Friday, 9 May 2025

High Plains Drifter (1973) Review

 

A mysterious gunman arrives in the isolated town of Lago, where the uneasy townsfolk, desperate for protection from a band of returning outlaws, hire him as their reluctant saviour. What unfolds is a grim tale of guilt, violence, and spectral revenge.

Clint Eastwood's High Plains Drifter (1973) - his second directorial feature - remains his most eerie and unsettling Western. Written by Ernest Tidyman (The French Connection), the film leans heavily into gothic frontier mythology, blending the Western's dusty conventions with elements of the supernatural.
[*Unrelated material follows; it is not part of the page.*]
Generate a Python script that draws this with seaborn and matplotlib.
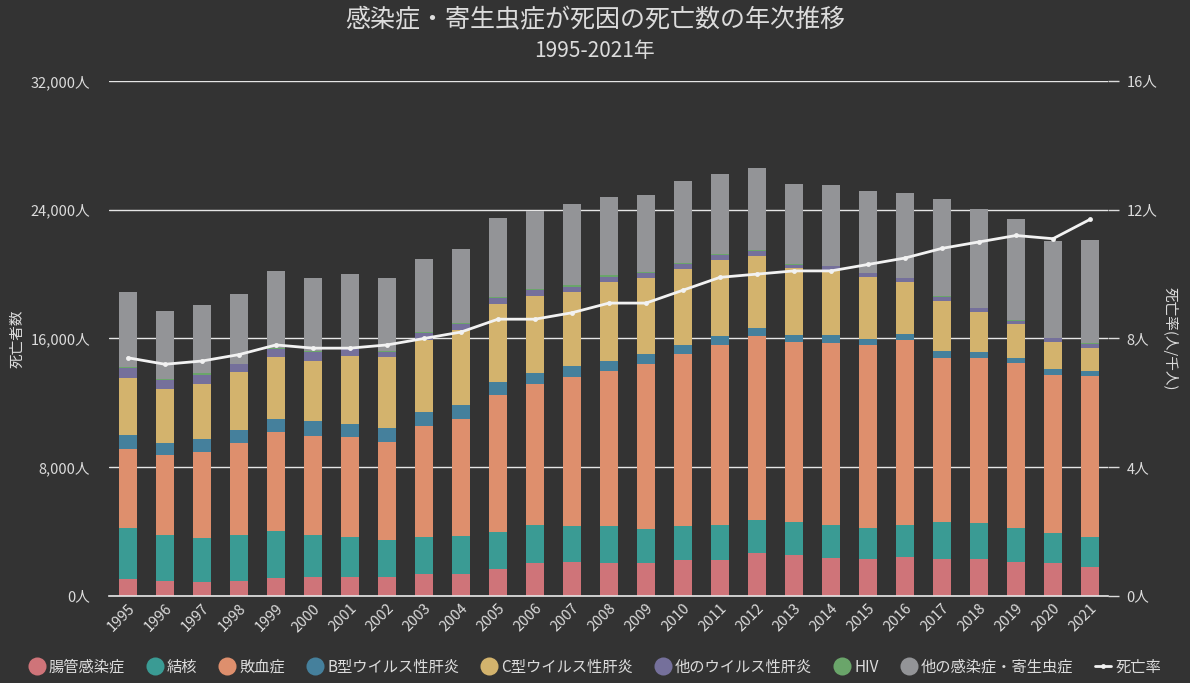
import matplotlib
matplotlib.use("Agg")
import matplotlib.pyplot as plt
from matplotlib.lines import Line2D
from matplotlib.ticker import FuncFormatter, FixedLocator
import seaborn as sns
import numpy as np
import pandas as pd

years = [str(y) for y in range(1995, 2022)]

intestinal = [1030, 960, 900, 960, 1090, 1150, 1150, 1150, 1340, 1340, 1650, 2080, 2140, 2080,
              2020, 2210, 2210, 2640, 2520, 2330, 2270, 2450, 2270, 2270, 2140, 2080, 1830]
tuberculosis = [3170, 2860, 2730, 2800, 2920, 2610, 2490, 2300, 2300, 2360, 2300, 2300, 2180, 2240,
                2170, 2110, 2170, 2110, 2050, 2110, 1930, 1930, 2300, 2240, 2110, 1860, 1860]
sepsis = [4910, 4910, 5340, 5720, 6150, 6210, 6210, 6090, 6900, 7270, 8510, 8820, 9260, 9690,
          10250, 10690, 11190, 11430, 11190, 11250, 11370, 11500, 10190, 10250, 10250, 9820, 10010]
hep_b = [870, 750, 810, 810, 810, 930, 810, 870, 870, 870, 810, 680, 680, 620,
         620, 560, 560, 500, 430, 500, 370, 370, 440, 370, 310, 370, 310]
hep_c = [3540, 3360, 3420, 3600, 3850, 3730, 4230, 4410, 4470, 4660, 4850, 4790, 4660, 4910,
         4720, 4720, 4720, 4470, 4160, 4040, 3910, 3290, 3110, 2490, 2110, 1680, 1430]
hep_other = [620, 560, 560, 500, 500, 500, 440, 370, 440, 370, 370, 370, 310, 310,
             310, 370, 310, 310, 200, 250, 190, 190, 250, 250, 190, 190, 190]
hiv = [60, 70, 100, 50, 60, 70, 50, 60, 60, 70, 60, 60, 70, 70,
       60, 60, 60, 60, 80, 50, 60, 60, 50, 40, 60, 30, 60]
other_inf = [4660, 4210, 4220, 4300, 4790, 4590, 4620, 4540, 4540, 4590, 4910, 4850, 5030, 4900,
             4790, 5040, 5030, 5100, 4970, 5010, 5040, 5220, 6040, 6120, 6280, 6000, 6400]
death_rate = [7.4, 7.2, 7.3, 7.5, 7.8, 7.7, 7.7, 7.8, 8.0, 8.2, 8.6, 8.6, 8.8, 9.1,
              9.1, 9.5, 9.9, 10.0, 10.1, 10.1, 10.3, 10.5, 10.8, 11.0, 11.2, 11.1, 11.7]

series_names = ["腸管感染症", "結核", "敗血症", "B型ウイルス性肝炎", "C型ウイルス性肝炎",
                "他のウイルス性肝炎", "HIV", "他の感染症・寄生虫症"]
series_values = [intestinal, tuberculosis, sepsis, hep_b, hep_c, hep_other, hiv, other_inf]
colors = ["#cf7479", "#3a9b94", "#de8f6d", "#45809c", "#d3b36d", "#75709b", "#6aa56a", "#939497"]
rate_name = "死亡率"

bg = "#333333"
txt = "#dcdcdc"

sns.set_theme(style="dark")
plt.rcParams["font.family"] = ["Noto Sans CJK JP", "DejaVu Sans"]
plt.rcParams["axes.unicode_minus"] = False

fig = plt.figure(figsize=(11.9, 6.83), dpi=100, facecolor=bg)
ax = fig.add_axes([0.092, 0.1274, 0.8395, 0.754])
ax.set_facecolor(bg)

bottom = np.zeros(len(years))
for name, vals, col in zip(series_names, series_values, colors):
    df = pd.DataFrame({"year": years, "value": vals})
    sns.barplot(data=df, x="year", y="value", color=col, bottom=bottom, width=0.49,
                ax=ax, errorbar=None, saturation=1, linewidth=0)
    bottom = bottom + np.array(vals)

ax.set_xlim(-0.5, len(years) - 0.5)
ax.set_ylim(0, 32000)
ax.yaxis.set_major_locator(FixedLocator([0, 8000, 16000, 24000, 32000]))
ax.yaxis.set_major_formatter(FuncFormatter(lambda v, p: f"{int(v):,}人"))
ax.grid(axis="y", color="#e6e6e6", linewidth=1.0)
ax.grid(axis="x", visible=False)
ax.set_axisbelow(True)
for s in ["top", "right", "left"]:
    ax.spines[s].set_visible(False)
ax.spines["bottom"].set_color("#e6e6e6")
ax.spines["bottom"].set_linewidth(1.2)
ax.tick_params(axis="y", colors=txt, labelsize=10.5, length=0, pad=14)
ax.tick_params(axis="x", colors=txt, labelsize=10.5, length=0, pad=4)
for lab in ax.get_xticklabels():
    lab.set_rotation(45)
    lab.set_ha("right")
    lab.set_rotation_mode("anchor")
ax.set_xlabel("")
ax.set_ylabel("死亡者数", color=txt, fontsize=10.5)
ax.yaxis.set_label_coords(-0.0855, 0.5)

ax2 = ax.twinx()
rdf = pd.DataFrame({"x": np.arange(len(years)), "rate": death_rate})
sns.lineplot(data=rdf, x="x", y="rate", ax=ax2, color="#f2f2f2", linewidth=2.0,
             marker="o", markersize=3.5, markeredgewidth=0, markerfacecolor="#f2f2f2")
ax2.set_ylim(0, 16)
ax2.set_xlim(-0.5, len(years) - 0.5)
ax2.yaxis.set_major_locator(FixedLocator([0, 4, 8, 12, 16]))
ax2.yaxis.set_major_formatter(FuncFormatter(lambda v, p: f"{int(v)}人"))
ax2.tick_params(axis="y", colors=txt, labelsize=10.5, length=8, width=1, pad=5)
for t in ax2.yaxis.get_ticklines():
    t.set_color("#e6e6e6")
for lab in ax2.get_yticklabels():
    lab.set_color(txt)
for s in ax2.spines.values():
    s.set_visible(False)
ax2.grid(False)
ax2.set_xlabel("")
ax2.set_ylabel("死亡率(人/千人)", color=txt, fontsize=10.5, rotation=270, va="center")
ax2.yaxis.set_label_coords(1.062, 0.5)

fig.text(0.5, 0.971, "感染症・寄生虫症が死因の死亡数の年次推移", ha="center", va="center",
         color=txt, fontsize=18)
fig.text(0.5, 0.925, "1995-2021年", ha="center", va="center", color=txt, fontsize=15)

handles = [Line2D([0], [0], marker="o", linestyle="none", markersize=13,
                  markerfacecolor=c, markeredgewidth=0) for c in colors]
handles.append(Line2D([0], [0], color="#f2f2f2", linewidth=2, marker="o", markersize=3.5,
                      markeredgewidth=0))
labels = series_names + [rate_name]
fig.legend(handles, labels, loc="center", bbox_to_anchor=(0.5, 0.023), ncol=9, frameon=False,
           fontsize=11, labelcolor=txt, handletextpad=0.3, columnspacing=1.45, handlelength=1.0)

fig.savefig("out.png", dpi=100, facecolor=bg)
Bruce Surtees' cinematography captures the desolate, sun-baked landscapes of Mono Lake and the makeshift town, steeped in unease. Dee Barton's sparse, unnerving score deepens the tension, perfectly matching the film's sinister mood.

Eastwood is in commanding form as the nameless Stranger - cold, relentless, and ambiguous in motive. Verna Bloom brings brittle defiance to Sarah Belding, while Geoffrey Lewis impresses as the vicious Stacey Bridges. Marianna Hill adds an edge to her role as the manipulative Callie Travers.

The film's oppressive atmosphere builds to a surreal, violent showdown, as Lago becomes a hellish trap for both the townsfolk and their would-be tormentors. Pre The Unforgiven, Eastwood's directed Western trilogy, while it lacks the emotional heft of The Outlaw Josey Wales or the solemn elegance of Pale Rider, High Plains Drifter offers a raw, unsettling vision of frontier justice.

Overall, audacious, visually striking, and narratively sharp, it stands as Eastwood's most haunting Western - a grim, darkly memorable morality play about cowardice, consequence, and revenge.